A Comparative Study on fault diagnosis of Electrical vehicle motor testing machine Gear Components Using machine Learning algorithms.

Electric vehicles (EVs) are the way of the future for the automobile industry. The drive motor is a vital part of modern EVs. A motor testing machine is used to verify the critical parameters of the electrical motor, which is seen to be of the utmost importance. Electric motor characteristic curve points and their electromagnetic behaviour under different conditions are regularly found using the motor testing machine. But it has been noted that a flaw in the testing machine's helical gear arrangement causes frequent malfunctions and less-than-ideal performance, which impacts the assembly line's effectiveness in producing electric cars. The research project is to enhance the motor test bench apparatus by modifying crucial design parameters using machine learning and vibration signal analysis methods. Vibration signals are recorded at various gear settings before statistical features are extracted. Following that, these signals are classified using classifiers such Quadratic SVM and Bagged Trees.

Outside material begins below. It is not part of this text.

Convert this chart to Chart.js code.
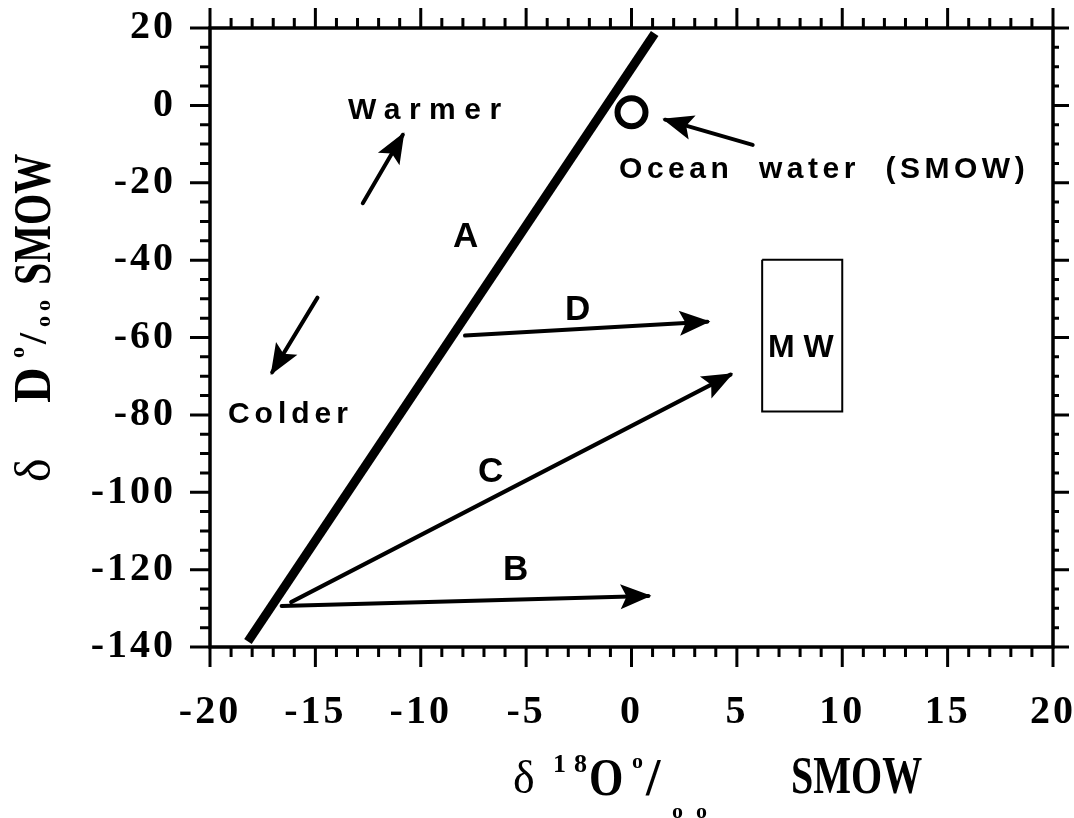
<!DOCTYPE html>
<html>
<head>
<meta charset="utf-8">
<script src="https://cdn.jsdelivr.net/npm/chart.js@4/dist/chart.umd.min.js"></script>
<style>
  html, body { margin: 0; padding: 0; background: #fff; }
  canvas { display: block; }
</style>
</head>
<body>
<canvas id="chart" width="1074" height="818"></canvas>
<script>
// line A (meteoric water line)
const lineAX = [-18.2, 1.1];
const lineAY = [-138.6, 18.6];

// arrows, tail -> head
const arrowNames = ['B', 'C', 'D', 'Warmer', 'Colder', 'Ocean'];
const arrowFromX = [-16.6, -16.15, -7.9, -12.75, -14.9, 5.75];
const arrowFromY = [-129.4, -128.4, -59.5, -25.3, -49.7, -10.2];
const arrowToX = [0.8, 4.7, 3.6, -10.85, -17.05, 1.6];
const arrowToY = [-126.8, -69.6, -55.9, -7.6, -69.0, -3.7];

// ocean water (SMOW) point
const smowX = [0];
const smowY = [-1.8];

// MW box range
const mwX = [6.2, 10.0];
const mwY = [-79.1, -39.9];

// tick labels
const xTicks = [-20, -15, -10, -5, 0, 5, 10, 15, 20];
const yTicks = [-140, -120, -100, -80, -60, -40, -20, 0, 20];

// text notes (left edge x, centre y)
const noteText = ['Warmer', 'Colder', 'Ocean  water  (SMOW)', 'A', 'B', 'C', 'D', 'M W'];
const noteX = [-13.45, -19.15, -0.59, -8.47, -6.1, -7.28, -3.16, 6.48];
const noteY = [-0.65, -79.4, -15.9, -33.4, -119.4, -94.1, -52.3, -62.1];

const datasets = [];
datasets.push({
  label: 'A',
  data: lineAX.map((x, i) => ({ x: x, y: lineAY[i] })),
  showLine: true, borderColor: '#000', borderWidth: 9, pointRadius: 0,
  borderCapStyle: 'butt'
});
for (let i = 0; i < arrowNames.length; i++) {
  datasets.push({
    label: arrowNames[i],
    isArrow: true,
    data: [{ x: arrowFromX[i], y: arrowFromY[i] }, { x: arrowToX[i], y: arrowToY[i] }],
    showLine: true, borderColor: '#000', borderWidth: 4, pointRadius: 0,
    borderCapStyle: 'round'
  });
}
datasets.push({
  label: 'SMOW',
  data: smowX.map((x, i) => ({ x: x, y: smowY[i] })),
  pointRadius: 14, borderWidth: 6, pointBorderColor: '#000',
  pointBackgroundColor: 'rgba(0,0,0,0)'
});
datasets.push({
  label: 'MW',
  data: [
    { x: mwX[0], y: mwY[1] }, { x: mwX[1], y: mwY[1] },
    { x: mwX[1], y: mwY[0] }, { x: mwX[0], y: mwY[0] },
    { x: mwX[0], y: mwY[1] }
  ],
  showLine: true, borderColor: '#000', borderWidth: 2, pointRadius: 0
});

function txt(ctx, s, x, y, font, sx, spacing) {
  ctx.save();
  ctx.font = font;
  ctx.letterSpacing = spacing || '0px';
  ctx.textAlign = 'left';
  ctx.textBaseline = 'alphabetic';
  ctx.translate(x, y);
  ctx.scale(sx || 1, 1);
  ctx.fillText(s, 0, 0);
  ctx.restore();
}

function noPad(s) {
  s.paddingLeft = 0; s.paddingRight = 0; s.paddingTop = 0; s.paddingBottom = 0;
}

const framePlugin = {
  id: 'frame',
  beforeDraw(chart) {
    chart.ctx.letterSpacing = '3px';
  },
  afterDatasetsDraw(chart) {
    const ctx = chart.ctx;
    const xs = chart.scales.x, ys = chart.scales.y;
    ctx.save();
    ctx.letterSpacing = '0px';
    // arrow heads
    chart.data.datasets.forEach((ds, i) => {
      if (!ds.isArrow) return;
      const pts = chart.getDatasetMeta(i).data;
      const a = pts[0], b = pts[1];
      const ang = Math.atan2(b.y - a.y, b.x - a.x);
      const dx = Math.cos(ang), dy = Math.sin(ang);
      const L = 31, W = 12.5;
      const tx = b.x + dx * 3, ty = b.y + dy * 3;
      ctx.beginPath();
      ctx.moveTo(tx, ty);
      ctx.lineTo(tx - dx * L - dy * W, ty - dy * L + dx * W);
      ctx.lineTo(tx - dx * L * 0.8, ty - dy * L * 0.8);
      ctx.lineTo(tx - dx * L + dy * W, ty - dy * L - dx * W);
      ctx.closePath();
      ctx.fillStyle = '#000';
      ctx.fill();
    });
    // notes
    ctx.fillStyle = '#000';
    ctx.textAlign = 'left';
    ctx.textBaseline = 'alphabetic';
    noteText.forEach((t, i) => {
      let size = 30, sp = '5px';
      if (t === 'Warmer') sp = '8.5px';
      if (t.startsWith('Ocean')) sp = '4.5px';
      if (t.length === 1) { size = 35; sp = '0px'; }
      if (t === 'M W') { size = 32; sp = '0px'; }
      ctx.font = 'bold ' + size + 'px "Liberation Sans", Arial, sans-serif';
      ctx.letterSpacing = sp;
      const px = xs.getPixelForValue(noteX[i]);
      const py = ys.getPixelForValue(noteY[i]);
      ctx.fillText(t, px, py + size * 0.716 / 2);
    });
    ctx.restore();
  },
  afterDraw(chart) {
    const ctx = chart.ctx;
    const ca = chart.chartArea;
    const xs = chart.scales.x, ys = chart.scales.y;
    ctx.save();
    ctx.letterSpacing = '0px';
    ctx.strokeStyle = '#000';
    ctx.lineWidth = 3.5;
    ctx.strokeRect(ca.left, ca.top, ca.right - ca.left, ca.bottom - ca.top);
    ctx.lineWidth = 3;
    ctx.beginPath();
    for (let v = -20; v <= 20; v++) {
      const px = xs.getPixelForValue(v);
      const len = v % 5 === 0 ? 20 : 10;
      ctx.moveTo(px, ca.bottom); ctx.lineTo(px, ca.bottom + len);
      ctx.moveTo(px, ca.top); ctx.lineTo(px, ca.top - len);
    }
    for (let v = -140; v <= 20; v += 5) {
      const py = ys.getPixelForValue(v);
      const len = v % 20 === 0 ? 20 : 10;
      ctx.moveTo(ca.left, py); ctx.lineTo(ca.left - len, py);
      ctx.moveTo(ca.right, py); ctx.lineTo(ca.right + len - 4, py);
    }
    ctx.stroke();

    ctx.fillStyle = '#000';
    const serif = '"Liberation Serif", "Times New Roman", serif';
    // x axis title
    txt(ctx, 'δ', 513, 793, '46px ' + serif);
    txt(ctx, '1', 553, 772, 'bold 26px ' + serif);
    txt(ctx, '8', 574, 772, 'bold 26px ' + serif);
    txt(ctx, 'O', 589, 795, 'bold 52px ' + serif, 0.85);
    txt(ctx, 'o', 632, 768, 'bold 22px ' + serif);
    txt(ctx, '/', 646, 795, 'bold 52px ' + serif);
    txt(ctx, 'o', 672, 818, 'bold 22px ' + serif);
    txt(ctx, 'o', 696, 818, 'bold 22px ' + serif);
    txt(ctx, 'SMOW', 791, 793, 'bold 52px ' + serif, 0.77);

    // y axis title (rotated)
    ctx.save();
    ctx.translate(50, 482);
    ctx.rotate(-Math.PI / 2);
    txt(ctx, 'δ', 0, 0, '50px ' + serif);
    txt(ctx, 'D', 79, 0, 'bold 52px ' + serif, 0.95);
    txt(ctx, 'o', 124, -26, 'bold 22px ' + serif);
    txt(ctx, '/', 138, -4, 'bold 40px ' + serif);
    txt(ctx, 'o', 155, 0, 'bold 22px ' + serif);
    txt(ctx, 'o', 171, 0, 'bold 22px ' + serif);
    txt(ctx, 'SMOW', 197, 0, 'bold 52px ' + serif, 0.77);
    ctx.restore();
    ctx.restore();
  }
};

const tickFont = { family: '"Liberation Serif", "Times New Roman", serif', weight: 'bold', size: 40 };

new Chart(document.getElementById('chart'), {
  type: 'scatter',
  data: { datasets: datasets },
  options: {
    responsive: false,
    animation: false,
    events: [],
    layout: { padding: { top: 28, right: 21, left: 0, bottom: 0 } },
    plugins: { legend: { display: false }, tooltip: { enabled: false } },
    scales: {
      x: {
        type: 'linear', min: -20, max: 20,
        afterBuildTicks: s => { s.ticks = xTicks.map(v => ({ value: v })); },
        afterFit: s => { s.height = 171; noPad(s); },
        grid: { display: false, drawTicks: false },
        border: { display: false },
        ticks: { font: tickFont, color: '#000', padding: 42, maxRotation: 0, autoSkip: false }
      },
      y: {
        type: 'linear', min: -140, max: 20,
        afterBuildTicks: s => { s.ticks = yTicks.map(v => ({ value: v })); },
        afterFit: s => { s.width = 210; noPad(s); },
        grid: { display: false, drawTicks: false },
        border: { display: false },
        ticks: { font: tickFont, color: '#000', padding: 34, autoSkip: false }
      }
    }
  },
  plugins: [framePlugin]
});
</script>
</body>
</html>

The collected signals are classified as normal or faulty using machine learning algorithms, both with and without a 0.25 KW load added for each condition. Several algorithms' performances are compared and examined. With an astounding accuracy of 95.3%, the data show that the Bagged Trees approach works better than the other algorithms. As such, the suggested approach offers a clever way to increase the motor test bench's functionality.